▸ **REQUIRED TASK**: All of the material should be reproduced exactly, with pictures left out.

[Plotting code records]
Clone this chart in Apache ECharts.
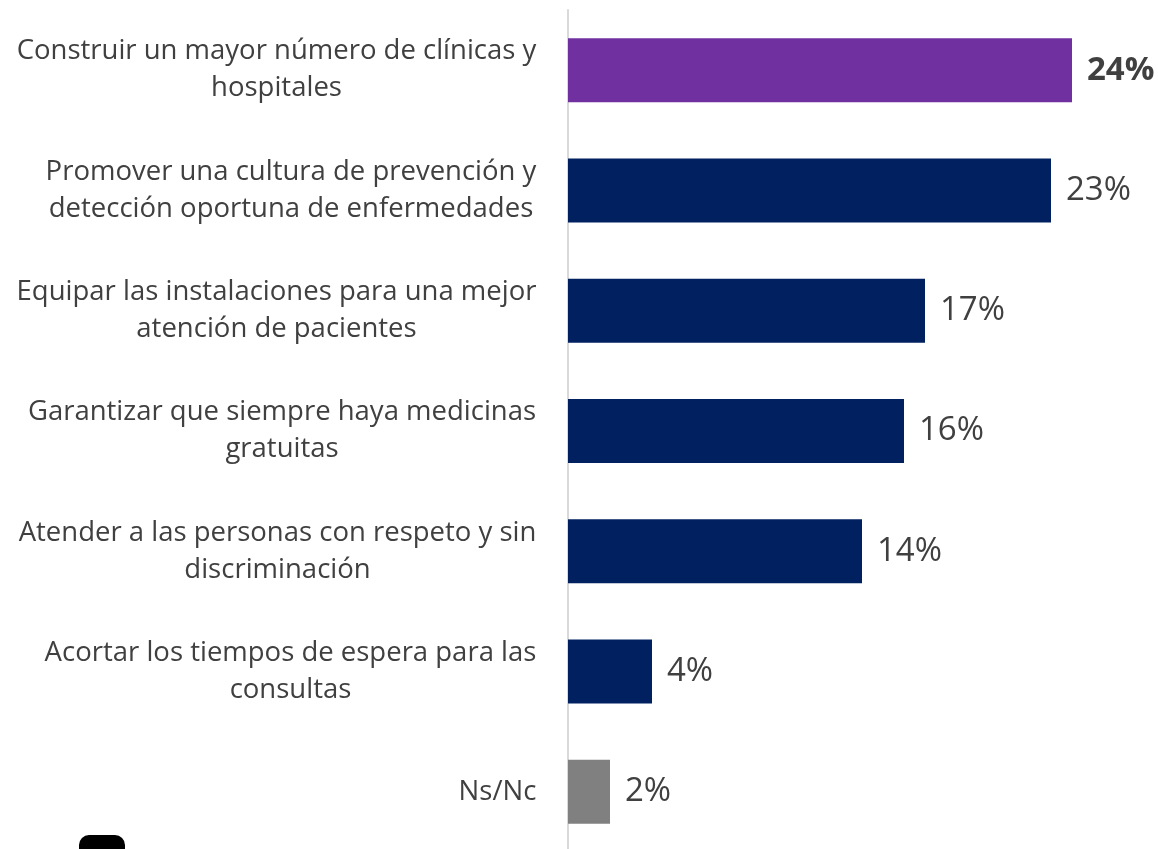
<!DOCTYPE html>
<html>
<head>
<meta charset="utf-8">
<script src="https://cdn.jsdelivr.net/npm/echarts@6/dist/echarts.min.js"></script>
<style>
  html, body { margin: 0; padding: 0; background: #fff; }
  #chart { width: 1158px; height: 849px; }
</style>
</head>
<body>
<div id="chart"></div>
<script>
// categorías (de arriba a abajo)
var categories = [
  'Construir un mayor número de clínicas y\nhospitales',
  'Promover una cultura de prevención y\ndetección oportuna de enfermedades',
  'Equipar las instalaciones para una mejor\natención de pacientes',
  'Garantizar que siempre haya medicinas\ngratuitas',
  'Atender a las personas con respeto y sin\ndiscriminación',
  'Acortar los tiempos de espera para las\nconsultas',
  'Ns/Nc'
];
var values = [24, 23, 17, 16, 14, 4, 2];
var barColors = ['#7030a0', '#002060', '#002060', '#002060', '#002060', '#002060', '#808080'];

var labelFont = 27.5;
var labelFamily = 'Open Sans';

// medir cada etiqueta para centrar las líneas dentro de su bloque
var ctx = document.createElement('canvas').getContext('2d');
ctx.font = labelFont + 'px "' + labelFamily + '"';
var rich = {};
categories.forEach(function (c, i) {
  var w = Math.max.apply(null, c.split('\n').map(function (l) { return ctx.measureText(l).width; }));
  rich['c' + i] = { width: Math.ceil(w) + 1, align: 'center', fontSize: labelFont, lineHeight: 37, color: '#404040' };
});

var chart = echarts.init(document.getElementById('chart'));

var seriesData = values.map(function (v, i) {
  var item = { value: v, itemStyle: { color: barColors[i] } };
  if (i === 0) item.label = { fontWeight: 'bold' };
  return item;
});

chart.setOption({
  animation: false,
  textStyle: { fontFamily: labelFamily },
  grid: { left: 568, right: 23, top: 10, height: 842, containLabel: false, outerBoundsMode: 'none' },
  xAxis: {
    type: 'value',
    min: 0,
    max: 27,
    show: false
  },
  yAxis: {
    type: 'category',
    inverse: true,
    data: categories,
    axisTick: { show: false },
    axisLine: { show: true, lineStyle: { color: '#d9d9d9', width: 2 } },
    axisLabel: {
      margin: 31,
      fontSize: labelFont,
      lineHeight: 37,
      color: '#404040',
      align: 'right',
      formatter: function (value, idx) {
        return value.split('\n').map(function (l) { return '{c' + idx + '|' + l + '}'; }).join('\n');
      },
      rich: rich
    }
  },
  series: [{
    type: 'bar',
    data: seriesData,
    barWidth: 64,
    label: {
      show: true,
      position: 'right',
      distance: 15,
      fontSize: 33,
      color: '#404040',
      formatter: '{c}%'
    }
  }],
  graphic: [{
    type: 'rect',
    shape: { x: 79, y: 835, width: 46, height: 20, r: [10, 10, 0, 0] },
    style: { fill: '#000' }
  }]
});
</script>
</body>
</html>
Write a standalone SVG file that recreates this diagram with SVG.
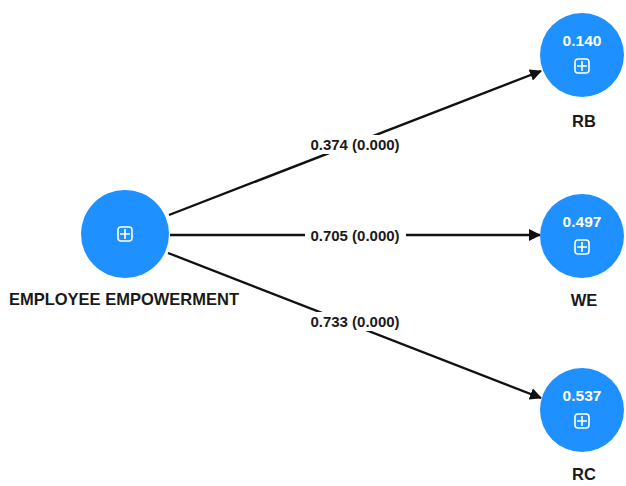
<svg xmlns="http://www.w3.org/2000/svg" width="626" height="486" viewBox="0 0 626 486">
<style>
.node{fill:#1E90FF}
.lbl{font-family:"Liberation Sans",Arial,sans-serif;font-weight:bold;font-size:16.5px;fill:#1a1a1a;text-anchor:middle}
.val{font-family:"Liberation Sans",Arial,sans-serif;font-weight:bold;font-size:15.5px;fill:#ffffff;text-anchor:middle}
.edge{stroke:#111;stroke-width:2.4;fill:none;marker-end:url(#arr)}
.elbl{font-family:"Liberation Sans",Arial,sans-serif;font-weight:bold;font-size:15px;fill:#1a1a1a;text-anchor:middle}
.icon{fill:none;stroke:#ffffff;stroke-width:1.6}
</style>
<defs>
<marker id="arr" markerWidth="12" markerHeight="12" refX="11" refY="6" orient="auto" markerUnits="userSpaceOnUse" viewBox="0 0 12 12">
<path d="M0,0 L12,6 L0,12 z" fill="#111"/>
</marker>
<g id="plus">
<rect x="-7" y="-7" width="14" height="14" rx="3" class="icon"/>
<path d="M0,-5 V5 M-5,0 H5" class="icon"/>
</g>
</defs>
<rect width="626" height="486" fill="#ffffff"/>
<g id="connectors">
<line class="edge" x1="169" y1="215" x2="541" y2="71"/>
<line class="edge" x1="170" y1="235" x2="540" y2="235"/>
<line class="edge" x1="168" y1="253" x2="541" y2="398"/>
<rect x="305" y="135" width="101" height="19" fill="#ffffff"/>
<rect x="305" y="226" width="101" height="19" fill="#ffffff"/>
<rect x="305" y="312" width="101" height="19" fill="#ffffff"/>
<text class="elbl" x="355" y="150">0.374 (0.000)</text>
<text class="elbl" x="355" y="241">0.705 (0.000)</text>
<text class="elbl" x="355" y="327">0.733 (0.000)</text>
</g>
<g id="employee-empowerment">
<circle class="node" cx="125" cy="234" r="44"/>
<use href="#plus" x="125" y="234"/>
<text class="lbl" x="124" y="305">EMPLOYEE EMPOWERMENT</text>
</g>
<g id="rb">
<circle class="node" cx="582" cy="55" r="42"/>
<text class="val" x="582" y="46">0.140</text>
<use href="#plus" x="582" y="66"/>
<text class="lbl" x="584" y="127">RB</text>
</g>
<g id="we">
<circle class="node" cx="582" cy="236" r="42"/>
<text class="val" x="582" y="227">0.497</text>
<use href="#plus" x="582" y="247"/>
<text class="lbl" x="584" y="306">WE</text>
</g>
<g id="rc">
<circle class="node" cx="582" cy="410" r="42"/>
<text class="val" x="582" y="401">0.537</text>
<use href="#plus" x="582" y="421"/>
<text class="lbl" x="584" y="480">RC</text>
</g>
</svg>
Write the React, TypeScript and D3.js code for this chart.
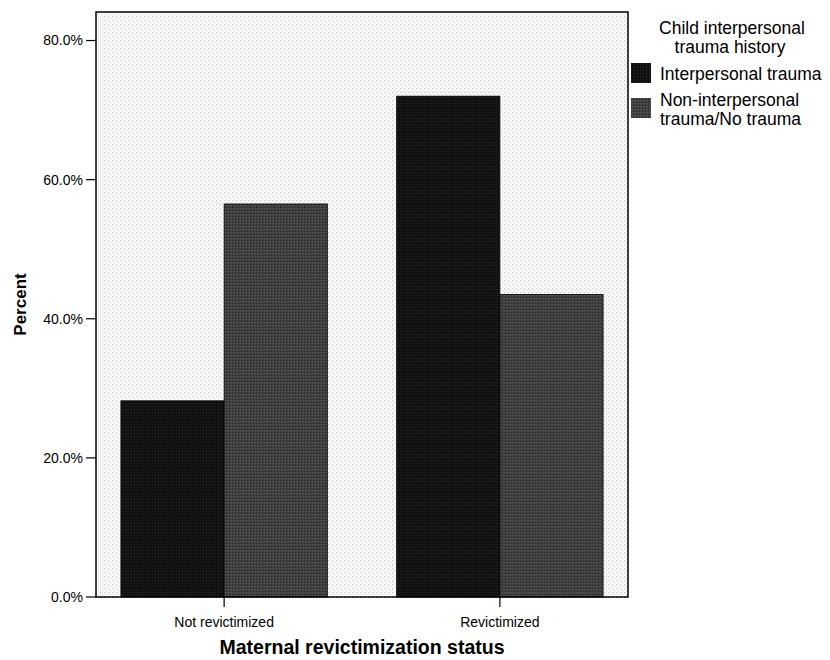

▸ **FINISHED ANSWER**:
Clone this chart in Apache ECharts.
<!DOCTYPE html>
<html>
<head>
<meta charset="utf-8">
<script src="https://cdn.jsdelivr.net/npm/echarts@6/dist/echarts.min.js"></script>
<style>
  html, body { margin: 0; padding: 0; background: #fff; }
  #chart { width: 1158px; height: 849px; }
</style>
</head>
<body>
<div id="chart"></div>
<script>
// categorías (de arriba a abajo)
var categories = [
  'Construir un mayor número de clínicas y\nhospitales',
  'Promover una cultura de prevención y\ndetección oportuna de enfermedades',
  'Equipar las instalaciones para una mejor\natención de pacientes',
  'Garantizar que siempre haya medicinas\ngratuitas',
  'Atender a las personas con respeto y sin\ndiscriminación',
  'Acortar los tiempos de espera para las\nconsultas',
  'Ns/Nc'
];
var values = [24, 23, 17, 16, 14, 4, 2];
var barColors = ['#7030a0', '#002060', '#002060', '#002060', '#002060', '#002060', '#808080'];

var labelFont = 27.5;
var labelFamily = 'Open Sans';

// medir cada etiqueta para centrar las líneas dentro de su bloque
var ctx = document.createElement('canvas').getContext('2d');
ctx.font = labelFont + 'px "' + labelFamily + '"';
var rich = {};
categories.forEach(function (c, i) {
  var w = Math.max.apply(null, c.split('\n').map(function (l) { return ctx.measureText(l).width; }));
  rich['c' + i] = { width: Math.ceil(w) + 1, align: 'center', fontSize: labelFont, lineHeight: 37, color: '#404040' };
});

var chart = echarts.init(document.getElementById('chart'));

var seriesData = values.map(function (v, i) {
  var item = { value: v, itemStyle: { color: barColors[i] } };
  if (i === 0) item.label = { fontWeight: 'bold' };
  return item;
});

chart.setOption({
  animation: false,
  textStyle: { fontFamily: labelFamily },
  grid: { left: 568, right: 23, top: 10, height: 842, containLabel: false, outerBoundsMode: 'none' },
  xAxis: {
    type: 'value',
    min: 0,
    max: 27,
    show: false
  },
  yAxis: {
    type: 'category',
    inverse: true,
    data: categories,
    axisTick: { show: false },
    axisLine: { show: true, lineStyle: { color: '#d9d9d9', width: 2 } },
    axisLabel: {
      margin: 31,
      fontSize: labelFont,
      lineHeight: 37,
      color: '#404040',
      align: 'right',
      formatter: function (value, idx) {
        return value.split('\n').map(function (l) { return '{c' + idx + '|' + l + '}'; }).join('\n');
      },
      rich: rich
    }
  },
  series: [{
    type: 'bar',
    data: seriesData,
    barWidth: 64,
    label: {
      show: true,
      position: 'right',
      distance: 15,
      fontSize: 33,
      color: '#404040',
      formatter: '{c}%'
    }
  }],
  graphic: [{
    type: 'rect',
    shape: { x: 79, y: 835, width: 46, height: 20, r: [10, 10, 0, 0] },
    style: { fill: '#000' }
  }]
});
</script>
</body>
</html>
Write a standalone SVG file that recreates this diagram with SVG.
<svg xmlns="http://www.w3.org/2000/svg" width="626" height="486" viewBox="0 0 626 486">
<style>
.node{fill:#1E90FF}
.lbl{font-family:"Liberation Sans",Arial,sans-serif;font-weight:bold;font-size:16.5px;fill:#1a1a1a;text-anchor:middle}
.val{font-family:"Liberation Sans",Arial,sans-serif;font-weight:bold;font-size:15.5px;fill:#ffffff;text-anchor:middle}
.edge{stroke:#111;stroke-width:2.4;fill:none;marker-end:url(#arr)}
.elbl{font-family:"Liberation Sans",Arial,sans-serif;font-weight:bold;font-size:15px;fill:#1a1a1a;text-anchor:middle}
.icon{fill:none;stroke:#ffffff;stroke-width:1.6}
</style>
<defs>
<marker id="arr" markerWidth="12" markerHeight="12" refX="11" refY="6" orient="auto" markerUnits="userSpaceOnUse" viewBox="0 0 12 12">
<path d="M0,0 L12,6 L0,12 z" fill="#111"/>
</marker>
<g id="plus">
<rect x="-7" y="-7" width="14" height="14" rx="3" class="icon"/>
<path d="M0,-5 V5 M-5,0 H5" class="icon"/>
</g>
</defs>
<rect width="626" height="486" fill="#ffffff"/>
<g id="connectors">
<line class="edge" x1="169" y1="215" x2="541" y2="71"/>
<line class="edge" x1="170" y1="235" x2="540" y2="235"/>
<line class="edge" x1="168" y1="253" x2="541" y2="398"/>
<rect x="305" y="135" width="101" height="19" fill="#ffffff"/>
<rect x="305" y="226" width="101" height="19" fill="#ffffff"/>
<rect x="305" y="312" width="101" height="19" fill="#ffffff"/>
<text class="elbl" x="355" y="150">0.374 (0.000)</text>
<text class="elbl" x="355" y="241">0.705 (0.000)</text>
<text class="elbl" x="355" y="327">0.733 (0.000)</text>
</g>
<g id="employee-empowerment">
<circle class="node" cx="125" cy="234" r="44"/>
<use href="#plus" x="125" y="234"/>
<text class="lbl" x="124" y="305">EMPLOYEE EMPOWERMENT</text>
</g>
<g id="rb">
<circle class="node" cx="582" cy="55" r="42"/>
<text class="val" x="582" y="46">0.140</text>
<use href="#plus" x="582" y="66"/>
<text class="lbl" x="584" y="127">RB</text>
</g>
<g id="we">
<circle class="node" cx="582" cy="236" r="42"/>
<text class="val" x="582" y="227">0.497</text>
<use href="#plus" x="582" y="247"/>
<text class="lbl" x="584" y="306">WE</text>
</g>
<g id="rc">
<circle class="node" cx="582" cy="410" r="42"/>
<text class="val" x="582" y="401">0.537</text>
<use href="#plus" x="582" y="421"/>
<text class="lbl" x="584" y="480">RC</text>
</g>
</svg>
Write the React, TypeScript and D3.js code for this chart.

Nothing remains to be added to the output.